犬派の私はそれだけでワクワク。それに、私を好きだという男が「君はこの本、絶対好きだよ」っていっていたし。
でも、表紙をめくって嫌な予感がした。見返しにフェリーニの「道」のスチールが使われていたんですもの。。
チョコリエッタってジュリエッタから来てんの? スカしてるー!
かわいくないじゃん、それじゃあ。
まず、フェリーニの映画を取りあげてるところで私的にマイナス。
しかも取りあげ方が中途半端で、それを語る父親はカッコよくもなんともないし。
んー、そりゃあね、母親を失って反発する気持ちはよぉ〜くわかります。
でも、でも、いつまでも甘えてんじゃないよ! って喝いれたくなりました。
メインは、映研の先輩との変わったひと夏の交流なんだろうけど、母親代わりの父の妹、霧湖ちゃんとの関係だとか、だいたい父との関係とか、田舎の祖父母との関わりももう少しどうにかなりそうなのに、残念。

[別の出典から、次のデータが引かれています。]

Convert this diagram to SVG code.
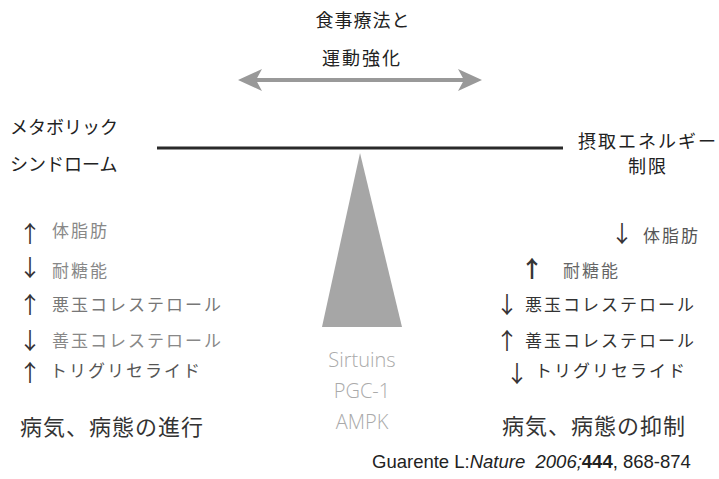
<svg xmlns="http://www.w3.org/2000/svg" width="719" height="479" viewBox="0 0 719 479">
<style>
.jp{font-family:"Noto Sans CJK JP","Noto Sans",sans-serif;}
.t17{font-size:17px;letter-spacing:2px;}
.t18{font-size:18px;}
.big{font-size:22px;letter-spacing:1px;fill:#333;}
.arr{font-family:"Noto Sans CJK JP",sans-serif;font-size:23px;fill:#333;text-anchor:middle;}
.mol{font-family:"Open Sans",sans-serif;font-weight:300;font-size:20px;fill:#aaa;text-anchor:middle;}
</style>
<rect width="719" height="479" fill="#fff"/>
<g id="top-label" class="jp" fill="#222" text-anchor="middle">
<text x="363" y="27" font-size="18" letter-spacing="1">食事療法と</text>
<text x="362" y="65" font-size="18" letter-spacing="2">運動強化</text>
</g>
<g id="connectors">
<line x1="256" y1="80" x2="464" y2="80" stroke="#999" stroke-width="4"/>
<polygon points="238,80 262,69 256,80 262,91" fill="#999"/>
<polygon points="482,80 458,69 464,80 458,91" fill="#999"/>
</g>
<g id="beam"><line x1="157" y1="148" x2="563" y2="148" stroke="#2a2a2a" stroke-width="3"/></g>
<g id="fulcrum"><polygon points="360,153 322,327 402,327" fill="#a6a6a6"/></g>
<g id="left-label" class="jp t18" fill="#222">
<text x="10" y="134">メタボリック</text>
<text x="10" y="171">シンドローム</text>
</g>
<g id="right-label" class="jp t18" fill="#222">
<text x="578" y="148" letter-spacing="2">摂取エネルギー</text>
<text x="648" y="173" text-anchor="middle" letter-spacing="2">制限</text>
</g>
<g id="left-list">
<g opacity="0.99">
<text class="arr" x="30" y="242">↑</text>
<text class="arr" x="30" y="276">↓</text>
<text class="arr" x="30" y="313">↑</text>
<text class="arr" x="30" y="349">↓</text>
<text class="arr" x="30" y="381">↑</text>
</g>
<text class="jp t17" x="52" y="237" fill="#888">体脂肪</text>
<text class="jp t17" x="52" y="277" fill="#888">耐糖能</text>
<text class="jp t17" x="52" y="311" fill="#777">悪玉コレステロール</text>
<text class="jp t17" x="52" y="347" fill="#888">善玉コレステロール</text>
<text class="jp t17" x="50" y="377" fill="#555" letter-spacing="0.5">トリグリセライド</text>
<text class="jp big" x="20" y="435">病気、病態の進行</text>
</g>
<g id="right-list">
<g opacity="0.99">
<text class="arr" x="622" y="242">↓</text>
<text class="arr" x="532" y="277" font-weight="bold">↑</text>
<text class="arr" x="507" y="313">↓</text>
<text class="arr" x="507" y="349">↑</text>
<text class="arr" x="517" y="382">↓</text>
</g>
<text class="jp t17" x="643" y="242" fill="#555">体脂肪</text>
<text class="jp t17" x="563" y="277" fill="#666">耐糖能</text>
<text class="jp t17" x="525" y="311" fill="#333">悪玉コレステロール</text>
<text class="jp t17" x="525" y="347" fill="#333">善玉コレステロール</text>
<text class="jp t17" x="535" y="377" fill="#333" letter-spacing="0.5">トリグリセライド</text>
<text class="jp big" x="502" y="434">病気、病態の抑制</text>
</g>
<g id="molecules">
<text class="mol" x="362" y="367">Sirtuins</text>
<text class="mol" x="362" y="398">PGC-1</text>
<text class="mol" x="362" y="429">AMPK</text>
</g>
<g id="citation">
<text x="372" y="468" font-family="'Liberation Sans',Arial,sans-serif" font-size="18.5" fill="#222" xml:space="preserve">Guarente L:<tspan font-style="italic">Nature  2006;</tspan><tspan font-weight="bold">444</tspan>, 868-874</text>
</g>
</svg>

だいたいね、霧湖ちゃんが就職あきらめて姪っ子の世話をしたって時点でダメ、そして、その生活がネックになって結婚しづらいって本人も周りも思ってるところがダメ。
著者はわりと若めの女性だろうに、こういう考えを作品に反映させてるなんてどうなんでしょう。
個人的には、ナナメに構えた素直になれない、変わった女の子は好き。
でも、この話では、だからどーした? っていう感じでした。

それにしても、私を好きだという割に、なんでこれを私が好きだと思ったんだろうか、あの男は。なぞ。